The center has just completed an $18 million expansion and renovation, which transformed the District of Columbia facility into a modern arena. Barry, an avid tennis player herself, had long planned to name the new arena in honor of the Williams sisters, but it didn't occur to her to involve Williams in the design process until Williams' older sister, Isha Price, said she thought Venus would be interested in the project.
Williams and Barry sat down with blueprints, her team toured the facility, and they began playing around with color, themes, and photos that would hang on the center's walls. Barry got excited when Williams said she wanted to do something bright with a lot of color - "something that the kids would really enjoy and learn from."
Williams' work includes bold, graphic panels explaining the rules of tennis, but the main design focus is the inspirational quotes sprinkled throughout the educational and athletic wings.
V Starr came up with the concept; Barry took weeks selecting the people (mostly notable African-Americans) and the best advice from each, including students from the center who went to college on tennis scholarships. Barry's favorite quote hangs in the conditioning room, next to a huge photo of Muhammad Ali: "I hated every minute of training, but I said, 'Don't quit. Suffer now and live the rest of your life as a champion.' "
Inspiration
On a trip to Beijing earlier this year, Williams sought out an outdoor antique market she had visited years before. She remembered they had "amazing" stones and minerals, and wanted to bring back something special for a custom door design the firm was creating. No one spoke English, and no one really understood her Chinese.

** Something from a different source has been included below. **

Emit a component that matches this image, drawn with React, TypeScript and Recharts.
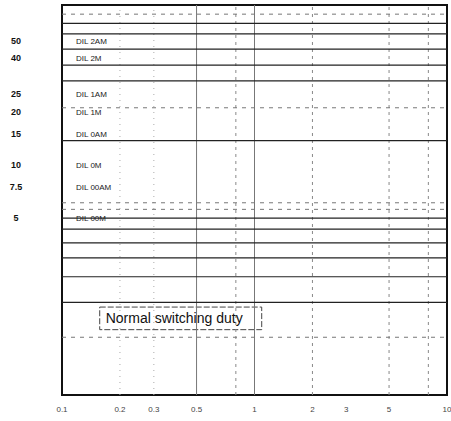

"I know how to say 'too expensive,' " says Williams, who brought back three geodes - one for the door, two for herself.
For the moment, tennis is still her top priority. She'll play as long as she's healthy and having fun. After that?
She says she'll be designing full-time because the thing she likes most is working with creative people.
"I enjoy getting that rush, doing something else cool, something new," she says. "I definitely will travel the world taking meetings."